> [Given request]:
Copy each line where the word "chart" occurs.

[START Stored data]

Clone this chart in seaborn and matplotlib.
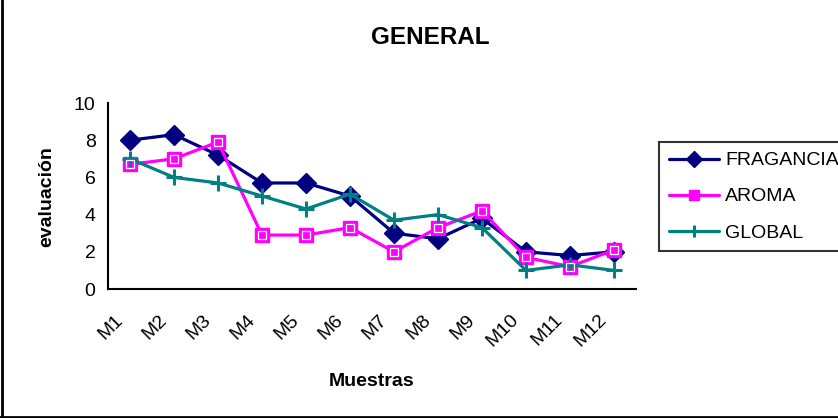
import matplotlib
matplotlib.use("Agg")
import matplotlib.pyplot as plt
import matplotlib.transforms as mtransforms
from matplotlib.lines import Line2D
import seaborn as sns
import pandas as pd

muestras = ["M1", "M2", "M3", "M4", "M5", "M6", "M7", "M8", "M9", "M10", "M11", "M12"]
fragancia = [8.0, 8.3, 7.2, 5.7, 5.7, 5.0, 3.0, 2.7, 3.8, 2.0, 1.8, 2.0]
aroma = [6.7, 7.0, 7.9, 2.9, 2.9, 3.3, 2.0, 3.3, 4.2, 1.7, 1.2, 2.1]
global_ = [7.0, 6.0, 5.7, 5.0, 4.3, 5.1, 3.7, 4.0, 3.3, 1.0, 1.3, 1.0]
series_names = ["FRAGANCIA", "AROMA", "GLOBAL"]
y_ticks = [0, 2, 4, 6, 8, 10]

sns.set_style("white")
plt.rcParams["font.family"] = ["Liberation Sans", "DejaVu Sans"]
for key in ["text.color", "axes.labelcolor", "xtick.color", "ytick.color"]:
    plt.rcParams[key] = "black"

W, H = 838, 418
fig = plt.figure(figsize=(W / 100, H / 100), dpi=100)
fig.patch.set_facecolor("white")

x0, x1, y0, y1 = 108, 636, 289, 103
ax = fig.add_axes([x0 / W, 1 - y0 / H, (x1 - x0) / W, (y0 - y1) / H])
ax.set_facecolor("white")

styles = {
    "FRAGANCIA": dict(color="#000080", marker="D", markersize=10.5, markerfacecolor="#000080",
                      markeredgecolor="#000080", markeredgewidth=1),
    "AROMA": dict(color="#FF00FF", marker="s", markersize=10.5, markerfacecolor="#FF00FF",
                  markeredgecolor="#FF00FF", markeredgewidth=1),
    "GLOBAL": dict(color="#008080", marker="+", markersize=12, markeredgecolor="#008080",
                   markeredgewidth=2.2),
}
legend_marker_sizes = {"FRAGANCIA": 8, "AROMA": 6.5, "GLOBAL": 9}

values = {"FRAGANCIA": fragancia, "AROMA": aroma, "GLOBAL": global_}
for name in series_names:
    df = pd.DataFrame({"Muestras": muestras, "valor": values[name]})
    st = styles[name]
    sns.lineplot(data=df, x="Muestras", y="valor", ax=ax, color=st["color"], linewidth=2.3,
                 marker=st["marker"], markersize=st["markersize"],
                 markerfacecolor=st.get("markerfacecolor", st["color"]),
                 markeredgecolor=st["markeredgecolor"], markeredgewidth=st["markeredgewidth"],
                 label=name, sort=False, legend=False)

# white inner outline on the square markers
ax.plot(range(len(muestras)), aroma, linestyle="none", marker="s", markersize=5.5,
        markerfacecolor="none", markeredgecolor="white", markeredgewidth=0.9)

ax.set_xlim(-0.5, len(muestras) - 0.5)
ax.set_ylim(0, 10)
ax.set_yticks(y_ticks)
ax.set_yticklabels([str(v) for v in y_ticks], fontsize=14)

# category labels at centres, tick marks at category boundaries
ax.set_xticks(range(len(muestras)))
ax.set_xticks([i - 0.5 for i in range(len(muestras) + 1)], minor=True)
ax.tick_params(axis="x", which="major", length=0, pad=16)
ax.tick_params(axis="x", which="minor", length=6, width=1.5, direction="out", color="black")
ax.tick_params(axis="y", which="major", length=5, width=1.5, direction="out", color="black", pad=4)
ax.set_xticklabels(muestras, fontsize=14, rotation=45, ha="right", rotation_mode="anchor")
offset = mtransforms.ScaledTranslation(-16 / 100, 0, fig.dpi_scale_trans)
for lbl in ax.get_xticklabels():
    lbl.set_transform(lbl.get_transform() + offset)

for side in ["top", "right"]:
    ax.spines[side].set_visible(False)
for side in ["left", "bottom"]:
    ax.spines[side].set_color("black")
    ax.spines[side].set_linewidth(1.5)

ax.set_xlabel("")
ax.set_ylabel("")
fig.text(372 / W, 1 - 381 / H, "Muestras", fontsize=14, fontweight="bold",
         ha="center", va="center")
fig.text(47 / W, 1 - 197 / H, "evaluación", fontsize=14, fontweight="bold",
         ha="center", va="center", rotation=90)
fig.text(430 / W, 1 - 37 / H, "GENERAL", fontsize=17.5, fontweight="bold",
         ha="center", va="center")

handles = [Line2D([0], [0], color=styles[n]["color"], linewidth=2.3, marker=styles[n]["marker"],
                  markersize=legend_marker_sizes[n],
                  markerfacecolor=styles[n].get("markerfacecolor", styles[n]["color"]),
                  markeredgecolor=styles[n]["markeredgecolor"],
                  markeredgewidth=styles[n]["markeredgewidth"]) for n in series_names]
leg = fig.legend(handles, series_names, loc="upper left",
                 bbox_to_anchor=(659 / W, 1 - 142 / H), fontsize=14, frameon=True,
                 fancybox=False, edgecolor="black", handlelength=2.6, handletextpad=0.3,
                 labelspacing=0.95, borderpad=0.5, borderaxespad=0)
leg.get_frame().set_linewidth(1.5)

# chart-area border on the left and bottom edges
fig.add_artist(Line2D([1.5 / W, 1.5 / W], [0, 1], color="black", linewidth=2,
                      transform=fig.transFigure))
fig.add_artist(Line2D([0, 1], [1.5 / H, 1.5 / H], color="black", linewidth=2,
                      transform=fig.transFigure))

fig.savefig("out.png", dpi=100, facecolor="white")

[END Stored data]

> [Output of the task]:
Clone this chart in seaborn and matplotlib.
# chart-area border on the left and bottom edges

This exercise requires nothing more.